Pemantauan persidangan merupakan langkah preventif penting untuk memastikan para hakim bersikap independen dan imparsial dalam memutus perkara pemilu, tanpa intervensi dari pihak mana pun.
Upaya itu bertujuan untuk menilai penerapan hukum acara, penegakan Kode Etik dan Pedoman Perilaku Hakim (KEPPH), serta kondisi dan layanan pengadilan.
Anggota Komisi Yudisial (KY), Joko Sasmito, dilansir dari infopublik.id menjelaskan, hakim telah menerapkan hukum acara berdasarkan Kitab Undang-Undang Hukum Acara Pidana (KUHAP), kecuali jika ada ketentuan lain dalam Undang-Undang Nomor 7 Tahun 2017 tentang Pemilihan Umum. Contohnya, hakim membuka sidang dengan menyatakan bahwa sidang terbuka untuk umum dan memastikan asas praduga tak bersalah dijunjung tinggi.
“Pemantauan persidangan bertujuan mencegah pelanggaran KEPPH oleh hakim. Artinya, upaya KY dianggap berhasil jika tidak ditemukan pelanggaran etik selama persidangan,” ujar Joko dalam penyampaian media release Hasil Pemantauan Persidangan Tindak Pidana Pilkada 2024, di Akmani Hotel, dikutip dari infopublik.id, Rabu (6/11/2024).
Joko juga memaparkan bahwa KY memantau berbagai aspek situasi dan kondisi pengadilan, seperti ketersediaan informasi tentang agenda sidang, jadwal sidang, susunan majelis hakim, serta dukungan dan fasilitas pengadilan, termasuk jaminan keamanan bagi hakim saat bersidang.

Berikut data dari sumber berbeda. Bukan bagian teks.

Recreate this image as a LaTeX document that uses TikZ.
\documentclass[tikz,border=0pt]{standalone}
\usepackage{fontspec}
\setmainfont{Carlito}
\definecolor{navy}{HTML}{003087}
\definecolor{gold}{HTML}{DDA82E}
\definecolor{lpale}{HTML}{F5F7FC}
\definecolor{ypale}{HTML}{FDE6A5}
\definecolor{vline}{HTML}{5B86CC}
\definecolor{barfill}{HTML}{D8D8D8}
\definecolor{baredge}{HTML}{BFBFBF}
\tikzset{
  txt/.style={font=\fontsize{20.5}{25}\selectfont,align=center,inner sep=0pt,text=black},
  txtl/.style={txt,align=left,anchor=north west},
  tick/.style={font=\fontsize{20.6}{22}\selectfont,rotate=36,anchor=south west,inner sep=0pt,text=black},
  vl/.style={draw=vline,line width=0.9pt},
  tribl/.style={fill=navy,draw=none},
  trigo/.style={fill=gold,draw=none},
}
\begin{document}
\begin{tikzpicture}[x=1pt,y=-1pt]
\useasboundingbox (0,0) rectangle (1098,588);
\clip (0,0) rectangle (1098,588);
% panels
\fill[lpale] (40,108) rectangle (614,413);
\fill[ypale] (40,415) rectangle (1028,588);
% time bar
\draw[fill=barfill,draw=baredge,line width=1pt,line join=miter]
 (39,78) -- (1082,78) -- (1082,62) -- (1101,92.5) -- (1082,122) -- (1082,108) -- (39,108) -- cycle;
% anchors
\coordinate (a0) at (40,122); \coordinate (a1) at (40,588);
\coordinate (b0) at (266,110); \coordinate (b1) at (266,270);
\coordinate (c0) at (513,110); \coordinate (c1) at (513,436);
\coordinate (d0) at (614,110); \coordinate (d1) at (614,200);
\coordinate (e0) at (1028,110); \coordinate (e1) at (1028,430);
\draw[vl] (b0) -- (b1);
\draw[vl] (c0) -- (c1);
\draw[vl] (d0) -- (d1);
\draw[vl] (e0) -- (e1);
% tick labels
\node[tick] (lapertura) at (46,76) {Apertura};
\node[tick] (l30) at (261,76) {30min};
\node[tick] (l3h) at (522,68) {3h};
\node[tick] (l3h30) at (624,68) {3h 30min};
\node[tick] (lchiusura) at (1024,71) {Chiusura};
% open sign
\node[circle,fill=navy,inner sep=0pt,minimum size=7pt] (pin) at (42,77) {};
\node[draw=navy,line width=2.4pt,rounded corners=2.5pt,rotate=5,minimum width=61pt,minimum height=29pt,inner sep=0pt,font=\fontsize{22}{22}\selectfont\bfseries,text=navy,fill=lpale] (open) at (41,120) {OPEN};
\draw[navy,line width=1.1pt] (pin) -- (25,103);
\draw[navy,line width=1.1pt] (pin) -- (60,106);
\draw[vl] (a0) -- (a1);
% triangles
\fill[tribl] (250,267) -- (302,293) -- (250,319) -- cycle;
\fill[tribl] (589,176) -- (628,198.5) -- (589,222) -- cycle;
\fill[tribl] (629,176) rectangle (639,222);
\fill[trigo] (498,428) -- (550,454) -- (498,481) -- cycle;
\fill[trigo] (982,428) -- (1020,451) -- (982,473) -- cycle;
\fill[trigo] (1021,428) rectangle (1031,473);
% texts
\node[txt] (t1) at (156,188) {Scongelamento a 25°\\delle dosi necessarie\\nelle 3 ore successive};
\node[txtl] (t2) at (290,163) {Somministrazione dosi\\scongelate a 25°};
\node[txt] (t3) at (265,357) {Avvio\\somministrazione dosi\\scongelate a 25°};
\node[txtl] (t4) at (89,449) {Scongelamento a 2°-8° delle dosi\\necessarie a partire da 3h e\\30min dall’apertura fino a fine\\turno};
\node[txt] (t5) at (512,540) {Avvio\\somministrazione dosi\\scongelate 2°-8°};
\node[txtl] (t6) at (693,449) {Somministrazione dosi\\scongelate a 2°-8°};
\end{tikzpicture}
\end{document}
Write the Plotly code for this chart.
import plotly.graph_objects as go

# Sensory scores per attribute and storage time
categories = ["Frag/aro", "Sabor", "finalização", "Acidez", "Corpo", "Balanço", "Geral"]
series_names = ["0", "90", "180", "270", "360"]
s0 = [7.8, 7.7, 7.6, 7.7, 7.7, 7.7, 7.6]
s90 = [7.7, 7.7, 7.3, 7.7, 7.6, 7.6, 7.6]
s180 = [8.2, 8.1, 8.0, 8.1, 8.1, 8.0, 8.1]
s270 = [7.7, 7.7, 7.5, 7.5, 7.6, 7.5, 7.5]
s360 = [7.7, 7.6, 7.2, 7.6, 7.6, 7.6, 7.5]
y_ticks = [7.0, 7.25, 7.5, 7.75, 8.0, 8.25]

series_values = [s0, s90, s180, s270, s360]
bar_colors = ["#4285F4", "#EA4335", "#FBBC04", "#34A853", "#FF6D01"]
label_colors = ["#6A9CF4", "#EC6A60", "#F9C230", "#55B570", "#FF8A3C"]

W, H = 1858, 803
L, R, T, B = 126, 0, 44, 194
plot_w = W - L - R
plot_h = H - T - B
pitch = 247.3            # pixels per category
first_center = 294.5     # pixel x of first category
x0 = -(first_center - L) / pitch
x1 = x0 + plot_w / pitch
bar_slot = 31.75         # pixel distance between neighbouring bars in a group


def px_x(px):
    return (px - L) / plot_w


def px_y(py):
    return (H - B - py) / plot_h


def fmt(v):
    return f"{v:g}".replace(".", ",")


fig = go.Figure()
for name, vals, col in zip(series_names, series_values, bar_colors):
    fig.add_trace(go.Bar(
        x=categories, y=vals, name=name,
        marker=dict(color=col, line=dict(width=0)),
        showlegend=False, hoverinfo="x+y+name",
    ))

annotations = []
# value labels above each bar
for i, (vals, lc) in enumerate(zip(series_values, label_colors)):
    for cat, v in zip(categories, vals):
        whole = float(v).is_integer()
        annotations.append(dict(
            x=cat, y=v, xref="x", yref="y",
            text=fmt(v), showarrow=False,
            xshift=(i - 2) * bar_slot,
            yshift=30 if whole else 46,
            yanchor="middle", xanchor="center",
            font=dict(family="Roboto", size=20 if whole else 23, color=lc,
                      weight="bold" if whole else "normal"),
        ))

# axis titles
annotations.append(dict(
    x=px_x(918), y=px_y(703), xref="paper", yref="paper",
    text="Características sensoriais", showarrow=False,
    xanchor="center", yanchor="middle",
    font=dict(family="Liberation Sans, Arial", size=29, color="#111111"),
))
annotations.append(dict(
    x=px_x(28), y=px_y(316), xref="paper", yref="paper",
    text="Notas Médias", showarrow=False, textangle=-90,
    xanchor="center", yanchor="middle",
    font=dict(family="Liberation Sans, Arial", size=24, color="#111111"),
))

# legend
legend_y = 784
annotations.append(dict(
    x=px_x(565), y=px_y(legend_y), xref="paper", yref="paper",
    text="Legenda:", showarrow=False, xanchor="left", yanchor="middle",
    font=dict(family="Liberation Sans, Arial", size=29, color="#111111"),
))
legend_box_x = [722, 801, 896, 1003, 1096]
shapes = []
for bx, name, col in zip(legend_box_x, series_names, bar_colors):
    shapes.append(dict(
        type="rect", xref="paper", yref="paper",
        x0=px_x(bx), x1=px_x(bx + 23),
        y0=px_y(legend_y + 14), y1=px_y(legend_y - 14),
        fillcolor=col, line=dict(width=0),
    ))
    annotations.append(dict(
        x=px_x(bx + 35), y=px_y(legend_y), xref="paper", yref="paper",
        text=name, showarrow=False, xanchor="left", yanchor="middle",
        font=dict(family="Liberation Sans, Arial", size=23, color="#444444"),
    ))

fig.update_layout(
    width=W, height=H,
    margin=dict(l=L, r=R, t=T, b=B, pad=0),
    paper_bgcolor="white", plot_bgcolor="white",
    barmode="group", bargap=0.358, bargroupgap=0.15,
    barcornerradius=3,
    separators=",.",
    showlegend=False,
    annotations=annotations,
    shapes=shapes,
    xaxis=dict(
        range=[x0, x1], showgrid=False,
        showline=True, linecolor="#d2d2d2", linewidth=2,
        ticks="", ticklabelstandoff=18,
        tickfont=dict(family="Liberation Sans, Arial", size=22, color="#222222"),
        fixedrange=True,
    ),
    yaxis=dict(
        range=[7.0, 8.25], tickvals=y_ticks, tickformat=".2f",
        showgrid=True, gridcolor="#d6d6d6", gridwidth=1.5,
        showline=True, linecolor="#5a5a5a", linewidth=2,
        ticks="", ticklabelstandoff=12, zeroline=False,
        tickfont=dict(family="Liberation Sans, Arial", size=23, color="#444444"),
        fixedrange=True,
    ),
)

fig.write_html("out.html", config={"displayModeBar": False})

Ia menambahkan bahwa absennya pelanggaran hukum acara maupun etik oleh hakim dalam persidangan tindak pidana pemilu dapat dikaitkan dengan pelatihan yang sebelumnya diadakan oleh KY.

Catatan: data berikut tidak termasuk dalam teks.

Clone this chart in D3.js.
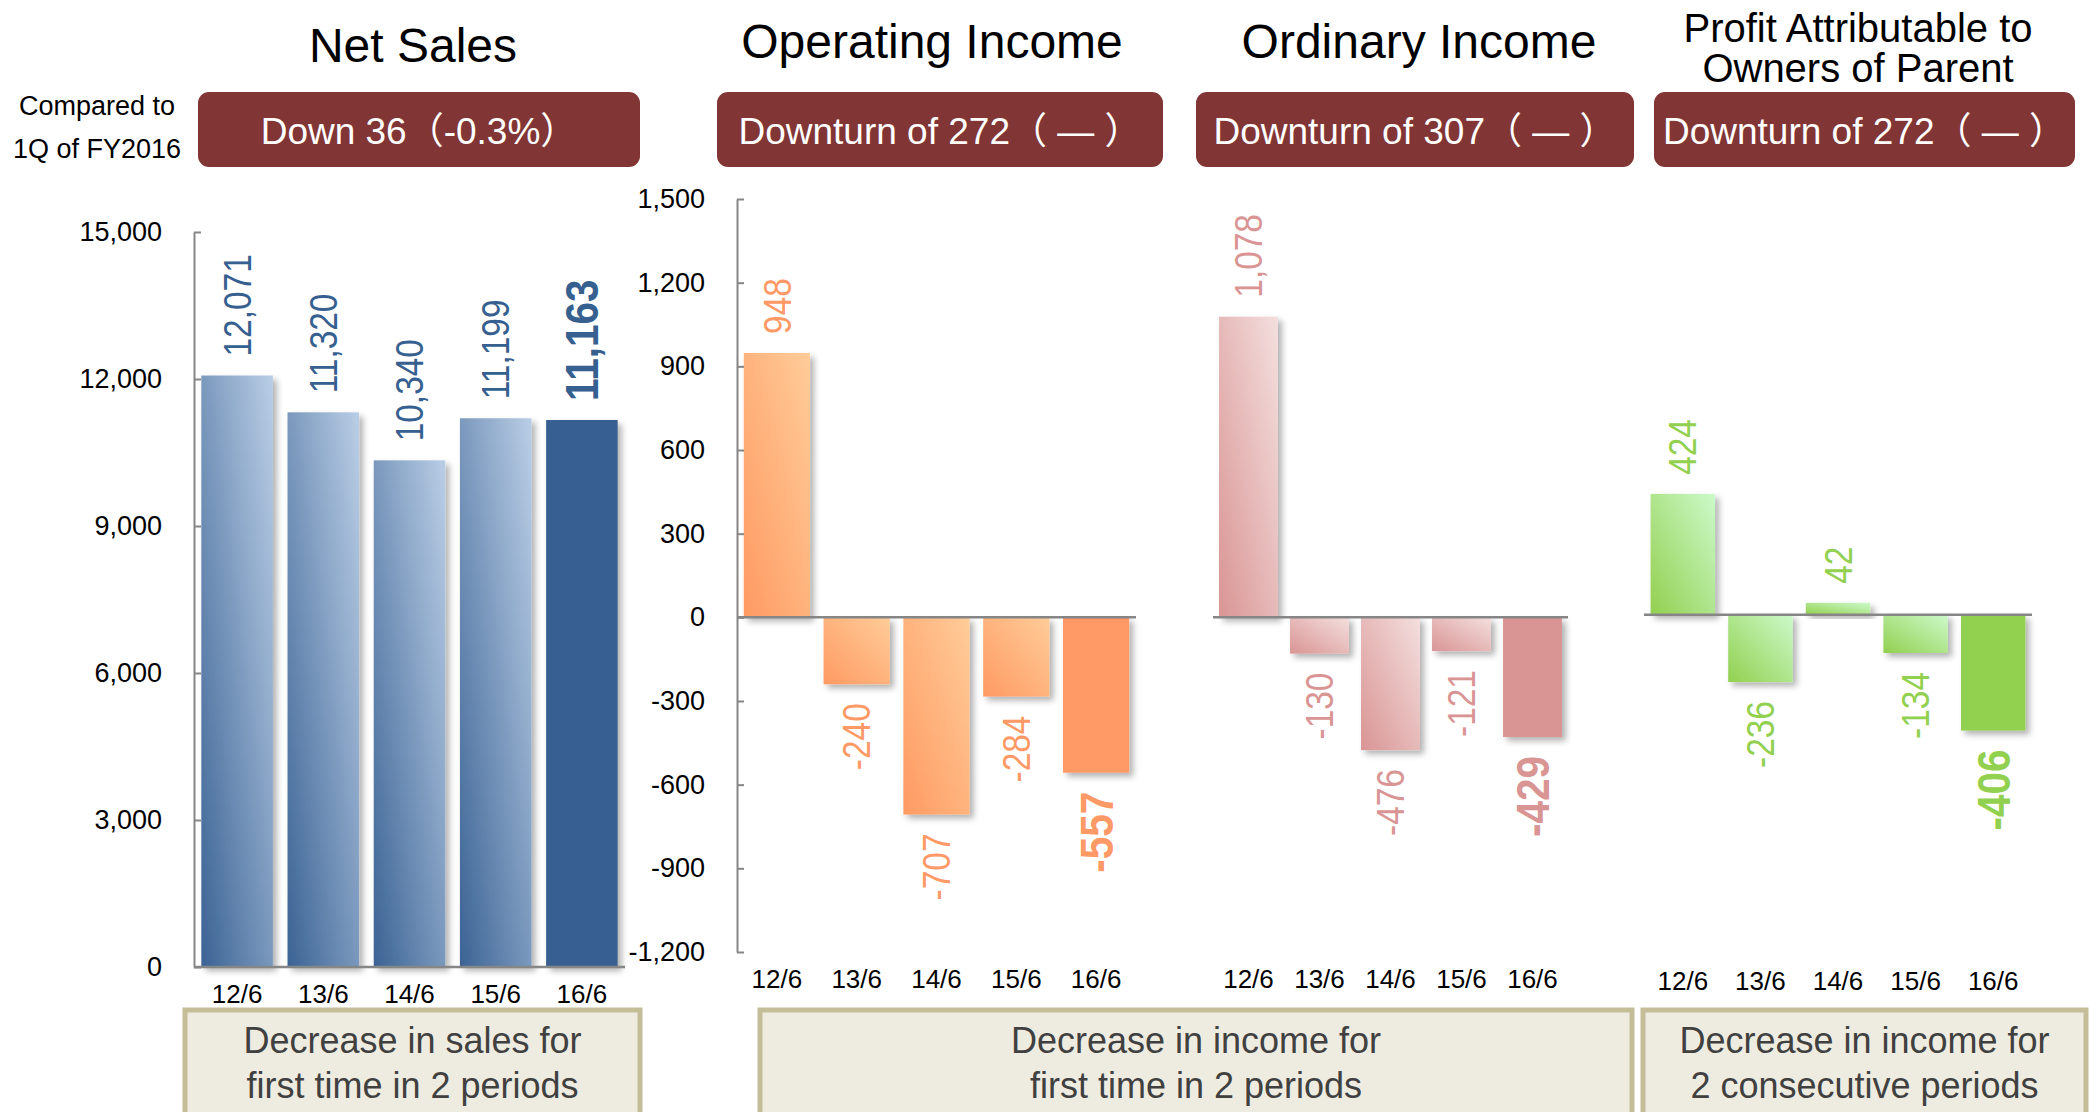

Hal ini menunjukkan efektivitas pembinaan yang dilakukan untuk menjaga standar etik.
Selama periode Januari hingga Oktober 2024, KY memantau 74 persidangan di 52 pengadilan negeri yang tersebar di 23 provinsi. Rinciannya meliputi Nusa Tenggara Barat (7 sidang), Aceh (7), Nusa Tenggara Timur (6), Papua (6), Sulawesi Utara (5), Sulawesi Selatan (5), Riau (4), Lampung (4), dan Sumatera Utara (4).
Pemantauan juga dilakukan di Jawa Tengah (4 sidang), Jawa Timur (3), Kalimantan Utara (3), Sumatera Barat (3), Gorontalo (2), Kalimantan Tengah (2), Papua Barat (2), Sulawesi Barat (1), Sulawesi Tenggara (1), Kalimantan Selatan (1), Jawa Barat (1), DKI Jakarta (1), Kepulauan Riau (1), dan Maluku Utara (1).
Jenis tindak pidana pemilu yang disidangkan meliputi politik uang, tindakan yang menguntungkan atau merugikan salah satu peserta pemilu selama masa kampanye, memberikan suara lebih dari satu kali, pelanggaran larangan kampanye, dan upaya menggagalkan pemungutan suara.
“Petugas pemantauan menilai tiga aspek utama: penerapan hukum acara, penegakan KEPPH, dan kondisi serta pelayanan pengadilan,” jelas Joko.